Few flowers or plants have the multitude of uses that are found with lavender. First harvested in the wild by inhabitants of countries bordering the Mediterranean Sea – its natural habitat – lavender came to be specifically cultivated in herb gardens for its many medicinal and therapeutic properties. Lavender’s remarkable calming and soothing properties led to its widespread use in the ancient Roman baths as one of the most popular ingredients in massage oils.

Lavender was notably featured in “Physica” – the 12th century treatise written by the extraordinary medieval abbess, Hildegard von Bingen and believed to be the first definitive European manual on the use of herbal medicines. She found it particularly beneficial in the treatment of what appear to be migraine headaches that accompanied some of the visions she described in her writings.
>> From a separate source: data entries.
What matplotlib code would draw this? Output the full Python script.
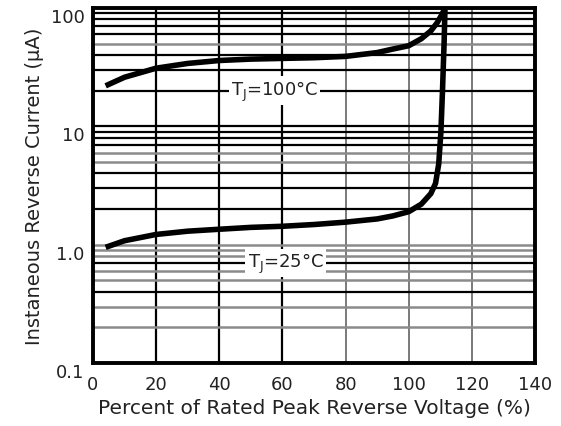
import matplotlib
matplotlib.use("Agg")
import matplotlib.pyplot as plt
import matplotlib.transforms as mtransforms
from matplotlib.ticker import LogLocator, FixedLocator, NullFormatter

# --- DATA ---
pct_100 = [4, 10, 20, 30, 40, 50, 60, 70, 80, 90, 95, 100, 104, 107, 109, 110.5, 111.5]
ir_100 = [22, 26, 31, 34, 36, 37, 37.5, 38, 39, 42, 45, 48, 55, 64, 75, 88, 100]

pct_25 = [4, 10, 20, 30, 40, 50, 60, 70, 80, 90, 95, 100, 104, 107, 108.5,
          109.5, 110.2, 110.7, 111.2, 111.5]
ir_25 = [0.95, 1.08, 1.22, 1.3, 1.35, 1.4, 1.43, 1.48, 1.55, 1.65, 1.75, 1.9,
         2.2, 2.7, 3.3, 4.8, 9, 20, 50, 100]

x_ticks = [0, 20, 40, 60, 80, 100, 120, 140]
y_ticks = [0.1, 1, 10, 100]
y_tick_labels = ["0.1", "1.0", "10", "100"]

# grid lines that look grey in the scan, the rest are black
grey_y = [50, 6, 5, 1, 0.9, 0.8, 0.6, 0.5, 0.3, 0.2]
grey_x = [80, 100, 120]

plt.rcParams['font.family'] = ['DejaVu Sans']

fig = plt.figure(figsize=(5.61, 4.27), dpi=100)
ax = fig.add_axes([93 / 561, 1 - 364 / 427, (535 - 93) / 561, (364 - 9) / 427])

ax.set_yscale('log')
ax.set_xlim(0, 140)
ax.set_ylim(0.1, 100)

# --- grid ---
ax.xaxis.set_major_locator(FixedLocator(x_ticks))
ax.yaxis.set_major_locator(FixedLocator(y_ticks))
ax.yaxis.set_minor_locator(LogLocator(base=10, subs=range(2, 10)))
ax.yaxis.set_minor_formatter(NullFormatter())
ax.set_xticklabels([str(v) for v in x_ticks])
ax.set_yticklabels(y_tick_labels)

ax.grid(True, which='both', axis='both', color='black', linewidth=1.6)
ax.set_axisbelow(True)

ax.tick_params(which='both', length=0)
ax.tick_params(axis='x', pad=9, labelsize=13, labelcolor='#222222')
ax.tick_params(axis='y', pad=6, labelsize=13, labelcolor='#222222')

for s in ax.spines.values():
    s.set_linewidth(2.8)
    s.set_color('black')

# --- curves ---
ax.plot(pct_100, ir_100, color='black', linewidth=4, solid_capstyle='butt', zorder=3)
ax.plot(pct_25, ir_25, color='black', linewidth=4, solid_capstyle='butt', zorder=3)

box = dict(facecolor='white', edgecolor='none', pad=1.5)
ax.text(57.5, 20, r"T$_\mathregular{J}$=100°C", ha='center', va='center',
        fontsize=13, bbox=box, zorder=4, color='#222222')
ax.text(61, 0.7, r"T$_\mathregular{J}$=25°C", ha='center', va='center',
        fontsize=13, bbox=box, zorder=4, color='#222222')

ax.set_xlabel("Percent of Rated Peak Reverse Voltage (%)", fontsize=14.5, labelpad=3,
              color='#222222')
ax.set_ylabel("Instaneous Reverse Current (µA)", fontsize=14, labelpad=5,
              color='#222222')

# ticks get their positions at draw time, so draw once before recolouring
fig.canvas.draw()
for tick in ax.yaxis.get_major_ticks() + ax.yaxis.get_minor_ticks():
    v = tick.get_loc()
    if any(abs(v - g) / g < 1e-6 for g in grey_y):
        tick.gridline.set_color('#8a8a8a')
        tick.gridline.set_linewidth(1.8)
for tick in ax.xaxis.get_major_ticks():
    if tick.get_loc() in grey_x:
        tick.gridline.set_color('#7a7a7a')
        tick.gridline.set_linewidth(1.4)

# y labels sit a bit below their grid lines in the original
offset = mtransforms.ScaledTranslation(0, -7 / 100, fig.dpi_scale_trans)
for lab in ax.get_yticklabels():
    lab.set_transform(lab.get_transform() + offset)

fig.savefig("out.png", dpi=100)
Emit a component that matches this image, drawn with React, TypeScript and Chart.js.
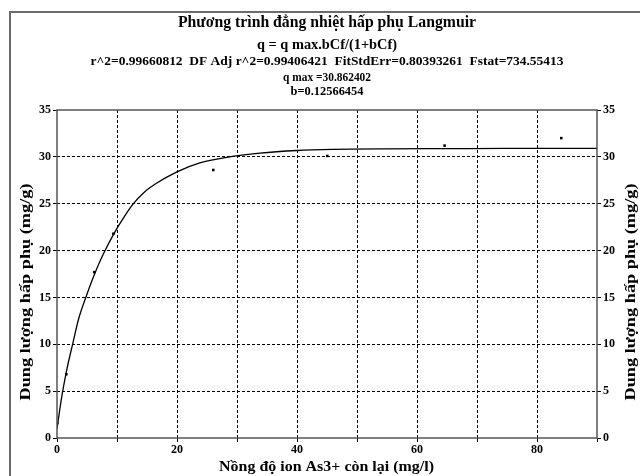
import React, { useEffect, useRef } from "react";
import { Chart, registerables } from "chart.js";

Chart.register(...registerables);

const titleLines = [
  "Phương trình đẳng nhiệt hấp phụ Langmuir",
  "q = q max.bCf/(1+bCf)",
  "r^2=0.99660812  DF Adj r^2=0.99406421  FitStdErr=0.80393261  Fstat=734.55413",
  "q max =30.862402",
  "b=0.12566454",
];
const xTitle = "Nồng độ ion As3+ còn lại (mg/l)";
const yTitle = "Dung lượng hấp phụ (mg/g)";

const obsX = [0.05, 1.55, 6.2, 9.4, 26.05, 45.05, 64.6, 84.05];
const obsY = [1.6, 6.8, 17.7, 21.8, 28.6, 30.1, 31.2, 32.0];

const curveX = [0, 0.5, 0.95, 1.6, 2.6, 3.6, 4.8, 6.2, 7.7, 9.4, 11, 12.6, 14.5, 16.5, 20, 23.8, 28.3, 33.8, 40, 46, 55, 65, 75, 90];
const curveY = [1.0, 3.2, 5.0, 7.2, 10.0, 12.7, 15.0, 17.4, 19.6, 21.7, 23.4, 24.9, 26.2, 27.15, 28.4, 29.35, 29.95, 30.4, 30.68, 30.8, 30.86, 30.88, 30.9, 30.9];

const xMin = 0, xMax = 90, xStep = 10;
const yMin = 0, yMax = 35, yStep = 5;
const xLabeled = [0, 20, 40, 60, 80];

const FONT = '"Liberation Serif", "Times New Roman", serif';

function fitText(ctx: any, text: string, x: number, y: number, size: number, width: number | null) {
  ctx.font = `bold ${size}px ${FONT}`;
  const w = ctx.measureText(text).width;
  ctx.save();
  ctx.translate(x, y);
  if (width) ctx.scale(width / w, 1);
  ctx.fillText(text, 0, 0);
  ctx.restore();
}

const decorPlugin = {
  id: "decor",
  beforeDraw(chart: any) {
    const ctx = chart.ctx;
    ctx.save();
    ctx.fillStyle = "#fff";
    ctx.fillRect(0, 0, chart.width, chart.height);
    ctx.strokeStyle = "#6b6b6b";
    ctx.lineWidth = 2;
    ctx.beginPath();
    ctx.moveTo(10, chart.height);
    ctx.lineTo(10, 12);
    ctx.lineTo(chart.width, 12);
    ctx.stroke();
    ctx.restore();
  },
  afterDraw(chart: any) {
    const ctx = chart.ctx;
    const a = chart.chartArea;
    ctx.save();
    ctx.strokeStyle = "#555";
    ctx.lineWidth = 1.5;
    ctx.strokeRect(a.left, a.top, a.right - a.left, a.bottom - a.top);
    ctx.fillStyle = "#000";
    ctx.textAlign = "center";
    ctx.textBaseline = "middle";
    const cx = (a.left + a.right) / 2;
    const sizes = [16, 14.5, 11.5, 12, 12];
    const widths = [298, 140, 473, 88, 73];
    const ys = [23, 45, 62, 78, 92];
    titleLines.forEach((t, i) => fitText(ctx, t, cx, ys[i], sizes[i], widths[i]));
    fitText(ctx, xTitle, 326.5, 467, 15, 215);
    [26, 631].forEach((x) => {
      ctx.save();
      ctx.translate(x, 292);
      ctx.rotate(-Math.PI / 2);
      fitText(ctx, yTitle, 0, 0, 15, 217);
      ctx.restore();
    });
    ctx.restore();
  },
};

export default function App() {
  const ref = useRef<HTMLCanvasElement | null>(null);
  useEffect(() => {
    if (!ref.current) return;
    const tickFont = { family: FONT, size: 12, weight: "bold" as const };
    const chart = new Chart(ref.current, {
      type: "scatter",
      data: {
        datasets: [
          {
            label: "fit",
            data: curveX.map((x, i) => ({ x, y: curveY[i] })),
            showLine: true,
            borderColor: "#000",
            borderWidth: 1.3,
            pointRadius: 0,
            cubicInterpolationMode: "monotone",
          } as any,
          {
            label: "data",
            data: obsX.map((x, i) => ({ x, y: obsY[i] })),
            showLine: false,
            pointStyle: "rect",
            pointRadius: 1.8,
            backgroundColor: "#000",
            borderColor: "#000",
            borderWidth: 0,
          } as any,
        ],
      },
      options: {
        animation: false,
        responsive: false,
        maintainAspectRatio: false,
        layout: { padding: { top: 110, left: 0, right: 0, bottom: 0 } },
        plugins: { legend: { display: false }, tooltip: { enabled: false }, title: { display: false } },
        scales: {
          x: {
            type: "linear",
            min: xMin,
            max: xMax,
            ticks: {
              stepSize: xStep,
              color: "#000",
              font: tickFont,
              maxRotation: 0,
              autoSkip: false,
              padding: 1,
              callback: (v: any) => (xLabeled.includes(Number(v)) ? String(v) : ""),
            },
            grid: {
              color: (c: any) => (c.tick && (c.tick.value === xMin || c.tick.value === xMax) ? "rgba(0,0,0,0)" : "#000"),
              tickColor: "#000",
              tickLength: 4,
              tickBorderDash: [],
              lineWidth: 1,
            } as any,
            border: { display: false, dash: [3, 2] },
            afterFit: (s: any) => {
              s.height = 38;
            },
          },
          y: {
            type: "linear",
            position: "left",
            min: yMin,
            max: yMax,
            ticks: { stepSize: yStep, color: "#000", font: tickFont, padding: 2 },
            grid: {
              color: (c: any) => (c.tick && (c.tick.value === yMin || c.tick.value === yMax) ? "rgba(0,0,0,0)" : "#000"),
              tickColor: "#000",
              tickLength: 4,
              tickBorderDash: [],
              lineWidth: 1,
            } as any,
            border: { display: false, dash: [3, 2] },
            afterFit: (s: any) => {
              s.width = 57;
            },
          },
          y2: {
            type: "linear",
            position: "right",
            min: yMin,
            max: yMax,
            ticks: { stepSize: yStep, color: "#000", font: tickFont, padding: 2 },
            grid: {
              drawOnChartArea: false,
              tickColor: "#000",
              tickLength: 4,
              color: "#000",
            },
            border: { display: false },
            afterFit: (s: any) => {
              s.width = 43;
            },
          },
        },
      },
      plugins: [decorPlugin],
    });
    return () => chart.destroy();
  }, []);
  return (
    <div style={{ position: "absolute", left: 0, top: 0, width: 640, height: 476, background: "#fff" }}>
      <canvas ref={ref} width={640} height={476} style={{ width: 640, height: 476, display: "block" }} />
    </div>
  );
}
In addition to these soothing properties that led to its widespread use as a sleep inducer, lavender’s all-natural disinfectant properties led to its widespread use in the prevention of skin and wound infection, long before anyone knew anything about microorganisms, let alone antibiotics. The subsequent discovery of its dramatic topical anesthetic properties led to its use in burns and in salves for insect bites, skin irritations and other symptomatic rashes. The natural therapeutic uses of lavender represent one of its more interesting and well documented applications, particularly in an age when many are looking away from artificial chemicals for both therapeutic and preventative healthcare products.